Kaleigh Main and Sophia Palozzi, who entered Grade 8 this month, started fundraising for the annex’s library in Grade 2.
Main noticed other students couldn’t afford to buy books at a new book fair, so she and Palozzi organized a used book fair. They sold books for 25 to 50 cents and raised $200 for the school’s library.
In Grade 3, the pair enlisted younger students so their juniors could take over the event when they moved to the main Lord Roberts school in Grade 4. The summer before Grade 4, Main and Palozzi erected a lemonade stand on Davie Street near Denman during the Celebration of Light. They’ve slung lemonade for a buck a cup one night of the fireworks every year since to raise money for the annex’s library.
“We kept fundraising because when we were in the annex, the library had been a really important part of the school to us,” Palozzi said.

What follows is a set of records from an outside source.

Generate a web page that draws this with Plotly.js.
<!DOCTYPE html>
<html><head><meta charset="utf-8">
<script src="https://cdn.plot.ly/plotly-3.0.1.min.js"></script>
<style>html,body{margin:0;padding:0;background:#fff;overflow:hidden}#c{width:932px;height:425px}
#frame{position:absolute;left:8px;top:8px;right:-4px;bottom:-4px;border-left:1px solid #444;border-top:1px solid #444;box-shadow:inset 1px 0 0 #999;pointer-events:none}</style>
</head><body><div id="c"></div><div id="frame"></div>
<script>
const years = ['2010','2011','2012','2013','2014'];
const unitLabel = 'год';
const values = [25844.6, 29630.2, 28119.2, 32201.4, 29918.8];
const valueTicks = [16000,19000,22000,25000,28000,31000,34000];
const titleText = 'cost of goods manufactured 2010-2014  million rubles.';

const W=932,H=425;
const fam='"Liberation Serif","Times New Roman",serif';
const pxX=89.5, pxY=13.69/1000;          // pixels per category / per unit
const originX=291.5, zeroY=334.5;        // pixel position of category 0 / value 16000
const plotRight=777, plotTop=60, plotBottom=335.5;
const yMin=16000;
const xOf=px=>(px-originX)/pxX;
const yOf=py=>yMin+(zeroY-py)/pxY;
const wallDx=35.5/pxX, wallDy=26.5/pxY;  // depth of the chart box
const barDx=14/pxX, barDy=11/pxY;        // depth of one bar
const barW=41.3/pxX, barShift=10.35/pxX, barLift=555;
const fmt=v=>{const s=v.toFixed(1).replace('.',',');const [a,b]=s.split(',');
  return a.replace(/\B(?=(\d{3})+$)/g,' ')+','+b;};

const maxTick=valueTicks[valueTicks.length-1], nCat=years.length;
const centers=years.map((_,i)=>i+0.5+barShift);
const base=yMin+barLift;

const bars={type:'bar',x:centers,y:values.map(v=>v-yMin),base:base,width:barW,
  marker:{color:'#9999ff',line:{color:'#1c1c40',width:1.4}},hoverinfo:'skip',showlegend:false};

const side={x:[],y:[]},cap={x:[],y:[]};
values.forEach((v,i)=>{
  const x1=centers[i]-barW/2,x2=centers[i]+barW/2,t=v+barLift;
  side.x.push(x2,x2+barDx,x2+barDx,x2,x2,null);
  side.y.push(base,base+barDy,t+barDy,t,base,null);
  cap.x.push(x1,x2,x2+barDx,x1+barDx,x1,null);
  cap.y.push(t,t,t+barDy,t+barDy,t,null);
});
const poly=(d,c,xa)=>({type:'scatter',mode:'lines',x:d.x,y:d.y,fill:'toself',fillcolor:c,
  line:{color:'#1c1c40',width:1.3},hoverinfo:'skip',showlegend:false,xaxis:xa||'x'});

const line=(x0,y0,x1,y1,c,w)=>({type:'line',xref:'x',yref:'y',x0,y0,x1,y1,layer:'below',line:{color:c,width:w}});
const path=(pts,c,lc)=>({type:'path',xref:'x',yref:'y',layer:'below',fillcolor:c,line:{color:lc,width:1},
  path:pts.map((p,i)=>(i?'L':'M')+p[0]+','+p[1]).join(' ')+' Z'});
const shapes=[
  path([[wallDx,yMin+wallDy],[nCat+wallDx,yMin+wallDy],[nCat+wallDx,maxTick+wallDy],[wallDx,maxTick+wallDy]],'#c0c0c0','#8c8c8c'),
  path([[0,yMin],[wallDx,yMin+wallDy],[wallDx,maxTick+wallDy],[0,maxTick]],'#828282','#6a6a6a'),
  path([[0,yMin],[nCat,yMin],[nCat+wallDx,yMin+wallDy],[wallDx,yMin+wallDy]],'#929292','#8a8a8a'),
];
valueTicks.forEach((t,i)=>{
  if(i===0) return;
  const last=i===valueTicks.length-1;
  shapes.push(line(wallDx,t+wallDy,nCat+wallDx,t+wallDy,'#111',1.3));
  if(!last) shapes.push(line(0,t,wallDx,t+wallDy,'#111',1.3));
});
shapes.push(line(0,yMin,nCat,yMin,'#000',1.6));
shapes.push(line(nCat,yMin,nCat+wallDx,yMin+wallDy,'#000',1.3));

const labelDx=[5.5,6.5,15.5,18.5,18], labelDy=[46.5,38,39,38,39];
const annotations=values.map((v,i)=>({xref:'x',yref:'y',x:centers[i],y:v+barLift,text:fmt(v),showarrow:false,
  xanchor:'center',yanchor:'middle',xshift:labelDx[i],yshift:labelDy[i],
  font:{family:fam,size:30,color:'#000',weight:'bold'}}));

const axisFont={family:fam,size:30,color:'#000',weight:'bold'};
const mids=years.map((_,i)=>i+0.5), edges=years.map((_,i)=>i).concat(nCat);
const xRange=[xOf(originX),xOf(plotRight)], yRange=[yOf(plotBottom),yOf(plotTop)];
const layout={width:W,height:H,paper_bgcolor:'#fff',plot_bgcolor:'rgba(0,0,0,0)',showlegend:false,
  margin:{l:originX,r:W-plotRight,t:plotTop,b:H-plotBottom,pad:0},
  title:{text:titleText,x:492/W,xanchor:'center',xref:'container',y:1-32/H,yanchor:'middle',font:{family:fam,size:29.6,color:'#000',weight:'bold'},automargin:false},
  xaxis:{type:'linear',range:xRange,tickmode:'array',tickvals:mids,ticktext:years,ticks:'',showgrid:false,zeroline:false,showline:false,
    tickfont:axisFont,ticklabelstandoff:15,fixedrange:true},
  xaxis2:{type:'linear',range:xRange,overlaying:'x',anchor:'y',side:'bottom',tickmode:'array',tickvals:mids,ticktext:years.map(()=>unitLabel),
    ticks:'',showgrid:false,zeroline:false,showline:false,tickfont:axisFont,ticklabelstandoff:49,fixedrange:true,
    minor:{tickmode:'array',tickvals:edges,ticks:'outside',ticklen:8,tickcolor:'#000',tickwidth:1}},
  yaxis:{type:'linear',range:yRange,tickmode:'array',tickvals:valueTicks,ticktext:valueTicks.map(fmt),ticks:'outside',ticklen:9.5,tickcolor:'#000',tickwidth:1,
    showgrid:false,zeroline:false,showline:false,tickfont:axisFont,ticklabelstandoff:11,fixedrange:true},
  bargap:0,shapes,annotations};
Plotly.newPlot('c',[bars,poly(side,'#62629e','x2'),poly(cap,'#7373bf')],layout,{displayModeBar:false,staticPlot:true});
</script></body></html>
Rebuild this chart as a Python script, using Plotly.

Boylan estimates the pair has raised more than $2,000 for the library. She says Main and Palozzi choose additions to the library with great care. “They’ll be like so-and-so teaches about penguins, this looks like a great new penguin book,” Boylan said, adding, “That idea of service unto others and how can we give of ourselves and think beyond ourselves, these two girls are the epitome of that at such a young age.”
Boylan identifies the books the girls have chosen with stickers and highlights them in a display case at the start of the school year with a photo of the pair and a write up about their fundraising efforts.
An annex student recognized them on the playground last year.
“You could just see that pride in them,” Boylan said. “They’ve never asked for anything in return.”
Main and Palozzi hope to sell lemonade again next summer. “It’s still a school that is very dear to us because it was our first school and it was small and so we knew all teachers,” Main said.